I don't often do this, but I'm sorry, you don't know what you're talking about. If you bother to try looking for B-tree libraries in C, you will quickly find that they are either (1) the equivalent of undergraduate projects that are not used in production systems or (2) woven pretty deeply into a database implementation. This is because the memory model of C makes a B-tree library nasty: it will either be low performance or a very complicated interface -- and it is because moving data is emphatically an issue.
Can you mention 3 cases of breakage the language has had in the last, let's say, 5 years? I've had colleagues in different companies responsible for updating company-wide language toolchains tell me that in their experience updating Rust was the easiest of their bunch.
> edition migrations
One can write Rust 2015 code today and have access to pretty much every feature from the latest version.
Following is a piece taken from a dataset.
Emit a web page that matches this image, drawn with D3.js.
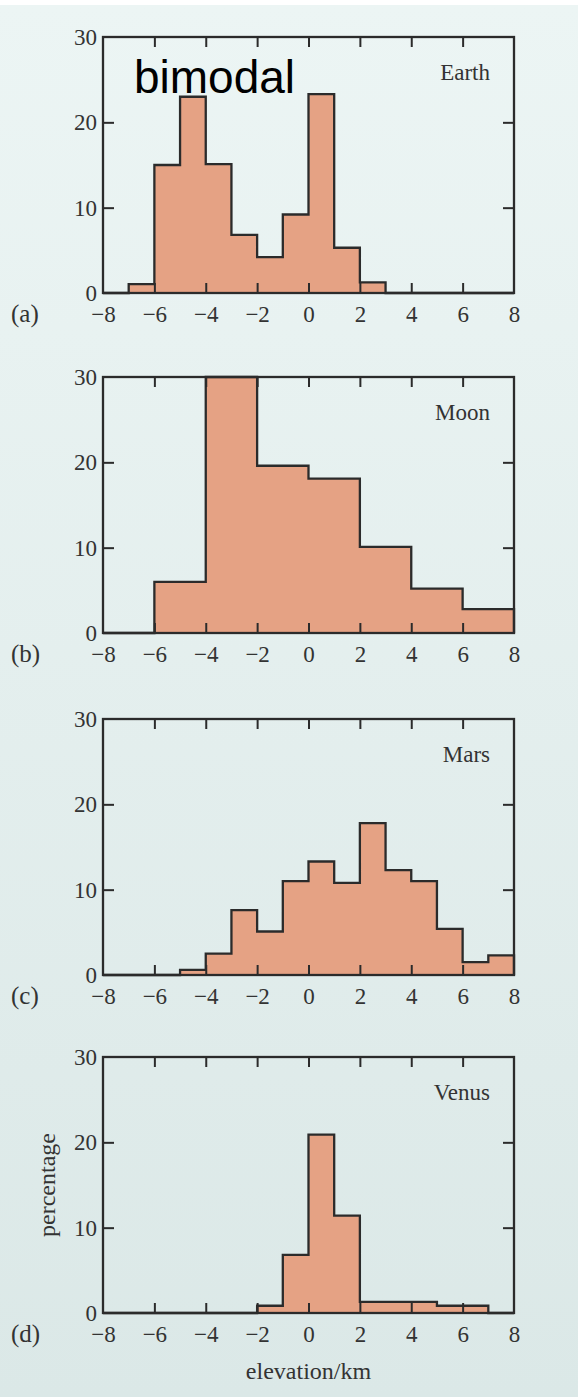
<!DOCTYPE html>
<html>
<head>
<meta charset="utf-8">
<script src="https://cdn.jsdelivr.net/npm/d3@7"></script>
<style>
  html, body { margin: 0; padding: 0; }
  body { width: 578px; height: 1397px; overflow: hidden; }
  svg text { font-family: "Liberation Serif", "DejaVu Serif", serif; fill: #333; }
</style>
</head>
<body>
<div id="chart"></div>
<script>
// bin edges (km) and percentage per bin
const edges1 = [-8, -7, -6, -5, -4, -3, -2, -1, 0, 1, 2, 3, 4, 5, 6, 7, 8];
const edges2 = [-8, -6, -4, -2, 0, 2, 4, 6, 8];

const earthPct = [0, 1.05, 15, 23, 15.1, 6.8, 4.2, 9.2, 23.3, 5.3, 1.25, 0, 0, 0, 0, 0];
const moonPct  = [0, 6, 30, 19.6, 18.1, 10.1, 5.2, 2.8];
const marsPct  = [0, 0, 0, 0.6, 2.5, 7.6, 5.1, 11, 13.3, 10.8, 17.8, 12.3, 11, 5.4, 1.5, 2.3];
const venusPct = [0, 0, 0, 0, 0, 0, 0.85, 6.8, 20.9, 11.4, 1.3, 1.3, 1.3, 0.85, 0.85, 0];

const planetNames = ['Earth', 'Moon', 'Mars', 'Venus'];
const panelTags = ['(a)', '(b)', '(c)', '(d)'];
const xTicks = [-8, -6, -4, -2, 0, 2, 4, 6, 8];
const yTicks = [0, 10, 20, 30];

const series = [
  { edges: edges1, values: earthPct },
  { edges: edges2, values: moonPct },
  { edges: edges1, values: marsPct },
  { edges: edges1, values: venusPct }
];

// layout
const W = 578, H = 1397;
const left = 103, right = 514, plotH = 256;
const panelTops = [37, 377, 719, 1057];
const fillColor = '#e5a284';
const ink = '#2b2b2b';

const svg = d3.select('#chart').append('svg')
  .attr('width', W)
  .attr('height', H);

const grad = svg.append('defs').append('linearGradient')
  .attr('id', 'bg').attr('x1', 0).attr('y1', 0).attr('x2', 0).attr('y2', 1);
grad.append('stop').attr('offset', '0%').attr('stop-color', '#ecf5f4');
grad.append('stop').attr('offset', '100%').attr('stop-color', '#dbe8e7');

svg.append('rect').attr('width', W).attr('height', H).attr('fill', '#ffffff');
svg.append('rect').attr('y', 5).attr('width', W).attr('height', H - 5).attr('fill', 'url(#bg)');

const x = d3.scaleLinear().domain([-8, 8]).range([left, right]);

series.forEach((s, i) => {
  const top = panelTops[i];
  const bottom = top + plotH;
  const y = d3.scaleLinear().domain([0, 30]).range([bottom, top]);
  const g = svg.append('g');

  // step outline of the histogram
  const pts = [[s.edges[0], 0]];
  s.values.forEach((v, j) => {
    pts.push([s.edges[j], v]);
    pts.push([s.edges[j + 1], v]);
  });
  pts.push([s.edges[s.edges.length - 1], 0]);

  const line = d3.line().x(d => x(d[0])).y(d => y(d[1]));

  g.append('path')
    .attr('d', line(pts) + 'Z')
    .attr('fill', fillColor)
    .attr('stroke', 'none');

  g.append('path')
    .attr('d', line(pts))
    .attr('fill', 'none')
    .attr('stroke', ink)
    .attr('stroke-width', 2.3)
    .attr('stroke-linejoin', 'miter');

  // inward ticks on all four sides
  const inner = xTicks.slice(1, -1);
  const tickStyle = sel => {
    sel.select('.domain').remove();
    sel.selectAll('line').attr('stroke', ink).attr('stroke-width', 2);
  };

  const xb = g.append('g').attr('transform', `translate(0,${bottom})`)
    .call(d3.axisBottom(x).tickValues(xTicks).tickSize(-10).tickPadding(13));
  tickStyle(xb);
  xb.selectAll('.tick').filter(d => d === -8 || d === 8).select('line').remove();
  xb.selectAll('text').attr('font-size', 23).attr('fill', '#333');

  const xt = g.append('g').attr('transform', `translate(0,${top})`)
    .call(d3.axisTop(x).tickValues(inner).tickSize(-10).tickFormat(''));
  tickStyle(xt);

  const yl = g.append('g').attr('transform', `translate(${left},0)`)
    .call(d3.axisLeft(y).tickValues(yTicks).tickSize(-11).tickPadding(6));
  tickStyle(yl);
  yl.selectAll('.tick').filter(d => d === 0 || d === 30).select('line').remove();
  yl.selectAll('text').attr('font-size', 23).attr('fill', '#333').attr('dy', '0.33em');

  const yr = g.append('g').attr('transform', `translate(${right},0)`)
    .call(d3.axisRight(y).tickValues([10, 20]).tickSize(-11).tickFormat(''));
  tickStyle(yr);

  // frame
  g.append('rect')
    .attr('x', left).attr('y', top)
    .attr('width', right - left).attr('height', plotH)
    .attr('fill', 'none')
    .attr('stroke', ink)
    .attr('stroke-width', 2.3);

  g.append('text')
    .attr('x', 490).attr('y', top + 43)
    .attr('text-anchor', 'end')
    .attr('font-size', 23)
    .text(planetNames[i]);

  g.append('text')
    .attr('x', 11).attr('y', bottom + 29)
    .attr('font-size', 25)
    .text(panelTags[i]);
});

// axis titles on the last panel
const lastTop = panelTops[3];
svg.append('text')
  .attr('x', (left + right) / 2).attr('y', lastTop + plotH + 66)
  .attr('text-anchor', 'middle')
  .attr('font-size', 24)
  .text('elevation/km');

svg.append('text')
  .attr('transform', `translate(55,${lastTop + plotH / 2}) rotate(-90)`)
  .attr('text-anchor', 'middle')
  .attr('font-size', 24)
  .text('percentage');

// annotation on the Earth panel
svg.append('text')
  .attr('x', 134).attr('y', 93)
  .style('font-family', '"Liberation Sans", Arial, sans-serif')
  .style('fill', '#000')
  .attr('font-size', 46)
  .text('bimodal');
</script>
</body>
</html>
Upgrading editions (at your leisure) can be done most of the time just by using rustfix, but even if done by hand, the idea that they are onerous is overstating their effect.
Last time I checked there were <100 checks in the entire compiler for edition gates, with many checks corresponding to the same feature. Adding support for new features that doesn't affect prior editions and by extension existing code (like adding async await keywords, or support for k# and r# tokens) is precisely the point of editions.
And especially having performant and actively maintained default choices built in. With C, as described in the post you responded to, you'll typically end up building a personal collection of dusty old libraries that work well enough for most of the time.